Part II, "Ascendance," traces the expansion of the manipulation network. Hayes built an elaborate web of relationships spanning multiple banks and interdealer brokers, including ICAP, RP Martin, and Tullett Prebon. Brokers like Darrell Read, Colin Goodman (whose daily "runthroughs" influenced market expectations), Terry Farr, and Noel Cryan served as intermediaries who could pressure LIBOR submitters at various banks. The cast includes dozens of traders and managers across RBS, UBS, Citigroup, Deutsche Bank, Barclays, HSBC, J.P. Morgan, Rabobank, Bank of America Merrill Lynch, and Credit Suisse, revealing that LIBOR manipulation was not an isolated incident but a systemic practice across the global banking industry.

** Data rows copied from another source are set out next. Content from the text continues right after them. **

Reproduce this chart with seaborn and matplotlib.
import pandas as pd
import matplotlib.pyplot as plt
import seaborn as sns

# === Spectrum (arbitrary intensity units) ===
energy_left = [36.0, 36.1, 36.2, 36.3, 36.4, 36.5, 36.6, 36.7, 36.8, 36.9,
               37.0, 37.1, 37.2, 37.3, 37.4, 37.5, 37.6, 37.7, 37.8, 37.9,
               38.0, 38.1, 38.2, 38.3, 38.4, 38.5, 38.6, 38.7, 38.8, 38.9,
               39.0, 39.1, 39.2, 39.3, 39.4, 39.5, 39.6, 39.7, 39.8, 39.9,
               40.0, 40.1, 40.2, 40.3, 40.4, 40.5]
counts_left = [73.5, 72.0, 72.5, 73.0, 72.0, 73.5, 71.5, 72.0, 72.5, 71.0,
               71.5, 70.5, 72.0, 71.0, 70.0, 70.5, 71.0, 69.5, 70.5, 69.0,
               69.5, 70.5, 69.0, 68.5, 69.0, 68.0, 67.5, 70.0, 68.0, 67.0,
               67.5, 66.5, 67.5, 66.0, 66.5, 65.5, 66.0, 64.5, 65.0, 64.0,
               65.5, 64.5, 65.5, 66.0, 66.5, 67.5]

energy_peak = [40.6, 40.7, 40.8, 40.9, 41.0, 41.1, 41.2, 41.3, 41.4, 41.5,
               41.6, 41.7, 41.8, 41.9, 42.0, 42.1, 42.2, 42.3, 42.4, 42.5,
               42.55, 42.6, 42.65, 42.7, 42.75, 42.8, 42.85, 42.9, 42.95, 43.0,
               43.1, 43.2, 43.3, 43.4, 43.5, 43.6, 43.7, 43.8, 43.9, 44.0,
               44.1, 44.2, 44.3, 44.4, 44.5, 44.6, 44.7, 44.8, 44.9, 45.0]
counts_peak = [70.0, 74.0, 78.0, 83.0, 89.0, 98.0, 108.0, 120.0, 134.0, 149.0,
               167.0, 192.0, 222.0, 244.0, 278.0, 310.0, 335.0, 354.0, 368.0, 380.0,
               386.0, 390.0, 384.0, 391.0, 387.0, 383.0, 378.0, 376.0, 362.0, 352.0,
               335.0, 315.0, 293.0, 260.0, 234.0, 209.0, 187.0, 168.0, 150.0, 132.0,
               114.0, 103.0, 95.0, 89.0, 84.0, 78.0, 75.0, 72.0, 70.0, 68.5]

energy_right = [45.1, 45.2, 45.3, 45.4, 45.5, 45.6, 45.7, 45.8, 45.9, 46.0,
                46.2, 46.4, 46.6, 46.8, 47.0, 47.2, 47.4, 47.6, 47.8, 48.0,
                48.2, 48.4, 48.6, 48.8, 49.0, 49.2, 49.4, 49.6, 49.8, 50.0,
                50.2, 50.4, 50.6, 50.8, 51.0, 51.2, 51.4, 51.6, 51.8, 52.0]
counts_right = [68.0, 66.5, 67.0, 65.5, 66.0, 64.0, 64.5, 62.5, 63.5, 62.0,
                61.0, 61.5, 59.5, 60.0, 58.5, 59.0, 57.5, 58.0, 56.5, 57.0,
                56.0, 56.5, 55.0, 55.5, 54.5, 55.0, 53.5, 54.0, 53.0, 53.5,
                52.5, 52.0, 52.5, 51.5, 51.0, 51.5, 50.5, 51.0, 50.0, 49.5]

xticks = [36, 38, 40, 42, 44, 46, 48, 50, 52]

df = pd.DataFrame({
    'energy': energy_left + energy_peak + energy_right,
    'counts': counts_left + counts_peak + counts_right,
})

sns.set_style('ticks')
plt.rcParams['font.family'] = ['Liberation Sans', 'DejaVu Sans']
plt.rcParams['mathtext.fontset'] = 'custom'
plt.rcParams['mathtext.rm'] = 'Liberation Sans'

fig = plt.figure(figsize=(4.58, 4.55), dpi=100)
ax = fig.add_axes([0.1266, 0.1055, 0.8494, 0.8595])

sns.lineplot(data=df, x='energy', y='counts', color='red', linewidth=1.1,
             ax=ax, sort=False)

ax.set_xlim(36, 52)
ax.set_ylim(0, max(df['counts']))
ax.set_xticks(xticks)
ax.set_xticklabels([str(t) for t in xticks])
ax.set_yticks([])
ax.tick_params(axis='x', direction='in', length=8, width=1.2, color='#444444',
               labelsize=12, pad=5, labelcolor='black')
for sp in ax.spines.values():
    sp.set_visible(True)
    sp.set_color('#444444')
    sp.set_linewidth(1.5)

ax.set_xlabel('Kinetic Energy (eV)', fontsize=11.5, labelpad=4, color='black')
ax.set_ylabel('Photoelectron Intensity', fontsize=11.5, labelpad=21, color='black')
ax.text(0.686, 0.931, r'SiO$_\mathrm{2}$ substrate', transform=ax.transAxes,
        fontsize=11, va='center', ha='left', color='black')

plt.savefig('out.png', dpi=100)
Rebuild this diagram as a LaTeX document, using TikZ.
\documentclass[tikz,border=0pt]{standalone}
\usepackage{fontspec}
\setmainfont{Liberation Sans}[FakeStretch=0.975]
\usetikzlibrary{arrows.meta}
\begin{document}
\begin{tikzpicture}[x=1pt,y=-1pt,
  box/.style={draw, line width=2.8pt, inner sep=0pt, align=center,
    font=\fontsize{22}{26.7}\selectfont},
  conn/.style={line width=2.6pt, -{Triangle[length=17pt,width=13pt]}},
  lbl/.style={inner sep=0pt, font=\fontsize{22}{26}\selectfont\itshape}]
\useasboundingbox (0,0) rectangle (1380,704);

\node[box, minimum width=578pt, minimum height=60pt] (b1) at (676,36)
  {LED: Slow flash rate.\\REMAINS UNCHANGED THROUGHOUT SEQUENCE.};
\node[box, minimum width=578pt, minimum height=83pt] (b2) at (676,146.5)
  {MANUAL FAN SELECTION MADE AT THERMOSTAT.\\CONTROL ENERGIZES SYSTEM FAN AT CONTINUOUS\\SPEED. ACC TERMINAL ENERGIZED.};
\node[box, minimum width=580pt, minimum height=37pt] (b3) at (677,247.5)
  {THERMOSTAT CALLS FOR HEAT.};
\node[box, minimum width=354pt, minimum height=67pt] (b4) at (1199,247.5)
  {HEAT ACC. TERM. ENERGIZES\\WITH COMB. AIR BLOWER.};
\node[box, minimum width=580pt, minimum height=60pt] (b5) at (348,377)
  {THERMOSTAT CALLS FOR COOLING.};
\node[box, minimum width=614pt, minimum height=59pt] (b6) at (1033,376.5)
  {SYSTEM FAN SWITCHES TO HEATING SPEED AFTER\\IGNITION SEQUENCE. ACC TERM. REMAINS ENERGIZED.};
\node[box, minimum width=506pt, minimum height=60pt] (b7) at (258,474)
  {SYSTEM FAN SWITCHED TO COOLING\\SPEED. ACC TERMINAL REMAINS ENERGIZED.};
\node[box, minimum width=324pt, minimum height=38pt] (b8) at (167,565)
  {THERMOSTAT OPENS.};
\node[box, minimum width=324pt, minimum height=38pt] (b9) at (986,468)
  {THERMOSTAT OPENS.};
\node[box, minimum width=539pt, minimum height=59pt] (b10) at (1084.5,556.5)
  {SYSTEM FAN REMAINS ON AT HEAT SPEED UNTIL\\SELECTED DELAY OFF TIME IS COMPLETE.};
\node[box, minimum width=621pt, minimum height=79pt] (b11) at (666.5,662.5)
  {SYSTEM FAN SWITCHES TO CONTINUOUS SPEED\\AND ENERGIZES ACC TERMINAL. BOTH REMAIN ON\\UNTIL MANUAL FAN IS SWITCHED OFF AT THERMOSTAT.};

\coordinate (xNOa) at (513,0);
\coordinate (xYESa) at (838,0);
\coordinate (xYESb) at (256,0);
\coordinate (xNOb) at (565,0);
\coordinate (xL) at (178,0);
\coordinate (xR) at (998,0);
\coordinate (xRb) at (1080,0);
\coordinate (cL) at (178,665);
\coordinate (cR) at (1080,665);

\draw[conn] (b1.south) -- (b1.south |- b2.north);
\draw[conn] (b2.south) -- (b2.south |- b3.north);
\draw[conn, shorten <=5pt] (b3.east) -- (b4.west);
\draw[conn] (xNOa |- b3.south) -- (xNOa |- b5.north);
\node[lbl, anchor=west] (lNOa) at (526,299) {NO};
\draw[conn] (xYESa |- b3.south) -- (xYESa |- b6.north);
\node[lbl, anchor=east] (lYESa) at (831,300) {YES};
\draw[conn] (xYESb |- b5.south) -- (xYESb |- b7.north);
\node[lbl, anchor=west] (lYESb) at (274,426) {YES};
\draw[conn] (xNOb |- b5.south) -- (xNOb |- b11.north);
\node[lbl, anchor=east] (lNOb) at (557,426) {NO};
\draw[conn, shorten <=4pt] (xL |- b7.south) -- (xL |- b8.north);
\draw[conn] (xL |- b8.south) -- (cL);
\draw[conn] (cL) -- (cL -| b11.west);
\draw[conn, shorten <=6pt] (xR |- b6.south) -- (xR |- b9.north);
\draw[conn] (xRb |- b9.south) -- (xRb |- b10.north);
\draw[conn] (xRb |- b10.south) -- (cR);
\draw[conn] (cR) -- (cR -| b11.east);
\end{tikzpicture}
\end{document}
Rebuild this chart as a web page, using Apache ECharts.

Part III, "The Second Scam," details how the crisis deepened when, during the 2008 financial crisis, banks began systematically submitting artificially low LIBOR rates to disguise their true borrowing costs and avoid appearing financially distressed. This was a different form of manipulation from Hayes's profit-motivated rigging but involved far more senior bank executives and was arguably more damaging to market integrity.
Part IV, "Victory," covers the regulatory investigations by the U.S. Commodity Futures Trading Commission (CFTC), the U.S. Justice Department, and UK authorities, leading to billions of dollars in fines against major banks and criminal prosecutions. Hayes became the central figure in the prosecution, receiving a 14-year sentence (later reduced to 11 years), while many of his co-conspirators cooperated with authorities or escaped prosecution entirely.
Enrich weaves together the personal drama of Hayes's life -- his relationship with lawyer Sarah Tighe, his evident traits of autism spectrum disorder, his family dynamics -- with the broader systemic failures in financial regulation. The book raises profound questions about individual versus institutional culpability: Hayes was scapegoated for practices that were widely known and tolerated, if not encouraged, by bank management. The title "Spider Network" refers both to Hayes's web of co-conspirators and to the broader interconnected system that enabled the fraud.